Sticking with the Ethernet theme for a second, consider adding a small network switch to increase the number of wired connections you can use.
My downstairs television has the TV, an NVIDIA Shield and an Xbox One all connected to the one Ethernet port. How? By adding a small, four-port Ethernet switch to the mix.
Think of a switch like a cable TV splitter to enable more devices to access the signal at the same time.
Extend your WiFi range
There are several ways to extend the range of your existing network without buying up to a new mesh-network system.
Repeater: A wireless repeater goes in between your router and the device you want to connect to. All it does is read the existing wireless signal, amplify it and send it back out again. There’s a bit of a speed penalty, but it’s the easiest way to increase your range.
Access Point\Range Extender: A wireless access point is similar, but it’s hard wired to your network instead of just being wireless. This increases your range without sacrificing any speed. If you have the option and performance is a priority, go with an access point.
Powerline Adapter: A powerline adapter uses the wiring in your house to also transmit computer signals. They’re not nearly as fast and there are some security concerns, but they’re a good, cheap alternative if you can’t get a WiFi signal where you need it to go.
Upgrade to a mesh network
You might have heard of a mesh network before. Basically it is a router like the one you currently have, paired with one or more wireless access points to create a seamless mesh network.
A mesh network creates several overlapping wireless zones in your home so you can stay connected as you walk from one end of your house to the other.

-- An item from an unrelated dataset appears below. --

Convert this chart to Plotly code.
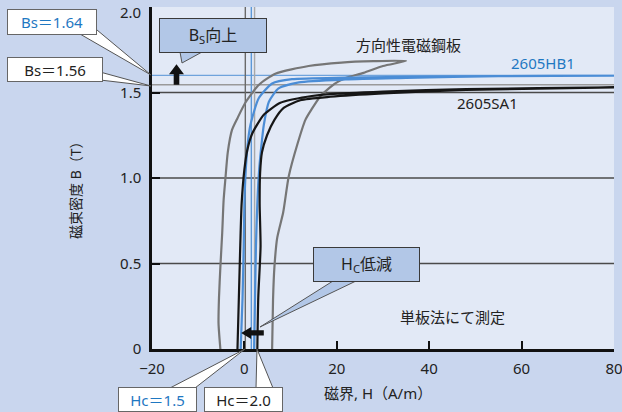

The device you’re using will automatically switch to whatever access point has the strongest signal without any input from you.
In my home, I use this to extend my router’s range to cover my entire house – no dead spots!

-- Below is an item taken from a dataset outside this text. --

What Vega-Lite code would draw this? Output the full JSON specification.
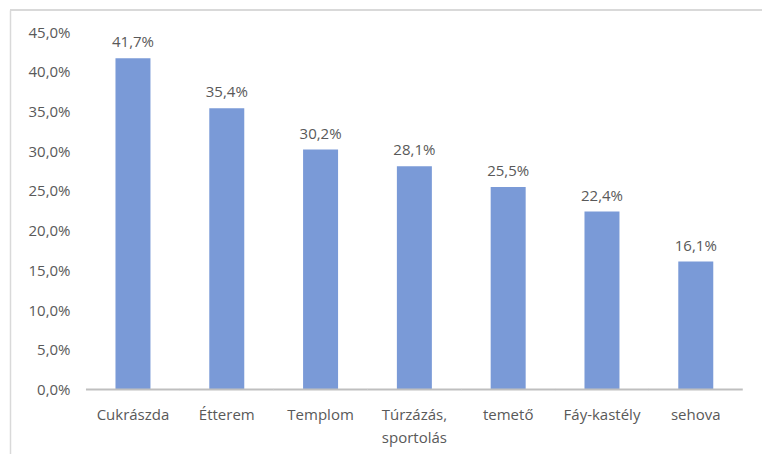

Extend your WiFi outside or to a detached garage
If you have a detached garage, it’s a little harder to get WiFi to it. Most networking equipment is designed for indoor use.
But you still have some options.
Direct bury Ethernet cable: Even though your garage isn’t attached to your house, you can still hard-wire it with Ethernet cable by running a standard cable through a conduit and burying it in the ground.

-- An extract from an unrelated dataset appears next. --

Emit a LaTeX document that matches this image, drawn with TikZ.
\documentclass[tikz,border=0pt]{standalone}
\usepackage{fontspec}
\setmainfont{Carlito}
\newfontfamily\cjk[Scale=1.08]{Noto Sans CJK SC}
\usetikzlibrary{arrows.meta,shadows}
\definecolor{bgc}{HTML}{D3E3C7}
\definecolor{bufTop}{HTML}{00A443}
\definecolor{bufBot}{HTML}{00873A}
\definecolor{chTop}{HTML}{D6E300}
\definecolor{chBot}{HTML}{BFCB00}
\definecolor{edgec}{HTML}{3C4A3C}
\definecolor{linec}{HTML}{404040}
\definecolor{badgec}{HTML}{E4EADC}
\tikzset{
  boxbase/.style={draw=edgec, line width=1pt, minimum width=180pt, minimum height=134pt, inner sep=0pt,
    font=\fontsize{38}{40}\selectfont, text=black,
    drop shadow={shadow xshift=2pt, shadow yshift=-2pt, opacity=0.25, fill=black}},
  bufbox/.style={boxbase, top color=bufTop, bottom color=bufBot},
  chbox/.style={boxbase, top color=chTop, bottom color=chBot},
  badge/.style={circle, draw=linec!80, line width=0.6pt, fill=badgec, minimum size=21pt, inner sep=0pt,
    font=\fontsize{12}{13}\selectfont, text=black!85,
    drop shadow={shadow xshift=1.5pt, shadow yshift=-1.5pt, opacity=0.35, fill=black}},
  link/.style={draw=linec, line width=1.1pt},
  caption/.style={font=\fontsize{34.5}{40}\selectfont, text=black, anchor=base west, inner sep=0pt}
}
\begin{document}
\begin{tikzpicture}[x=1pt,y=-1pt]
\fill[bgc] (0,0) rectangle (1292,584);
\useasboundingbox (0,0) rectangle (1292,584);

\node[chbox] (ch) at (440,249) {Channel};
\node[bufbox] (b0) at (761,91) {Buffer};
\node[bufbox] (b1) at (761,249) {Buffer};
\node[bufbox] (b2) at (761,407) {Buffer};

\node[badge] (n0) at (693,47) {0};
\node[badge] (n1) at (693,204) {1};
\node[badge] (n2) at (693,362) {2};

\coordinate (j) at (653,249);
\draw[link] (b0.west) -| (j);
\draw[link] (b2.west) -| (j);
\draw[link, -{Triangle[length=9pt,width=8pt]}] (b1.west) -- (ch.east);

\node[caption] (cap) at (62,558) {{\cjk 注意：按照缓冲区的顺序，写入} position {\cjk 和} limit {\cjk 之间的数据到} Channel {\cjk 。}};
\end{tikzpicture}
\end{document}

Outdoor wireless access point: Some companies like Ubiquiti make an outdoor wireless access point. The principal is the same as an indoor access point, but it’s weatherproof to stand up to the elements better.
My future setup
I’m a computer geek at heart, so I’ve done a lot of research on my network setup. It’s important for me, not only to get good WiFi in my garage, but great performance all throughout my house.
My next upgrade is from a company called Ubiquiti, which is one of the few companies that makes products for ‘prosumers’ – people who want better performance than the stuff you’ll find at your local Best Buy.
It’s not cheap, but it’s extremely flexible and lets me expand my network as I need and control it from anywhere.
Here’s a brief overview of the individual components:
Security Gateway: ($139 MSRP) Security is critical. This device acts like a router and hardware firewall.
8-port powered switch: ($199 MSRP) I’m going with an 8-port Ethernet switch that also transmits power over Ethernet. I’ve got security cameras in my house as well so this lets me skip the AC plug and just connect them to Ethernet. Less wires!
Wireless Access Points: ($149 MSRP each) The UAP-AC-PRO is the best usable performance access point for the price. It’s indoor\outdoor rated and can be powered via Ethernet (from the switch above) for a clean installation.
Remote management: ($179 MSRP) Ubiquiti has a remote management device to act as the brains of the entire network. You can skip this and download the management software on your PC, but I’d rather have a dedicated device to take care of it.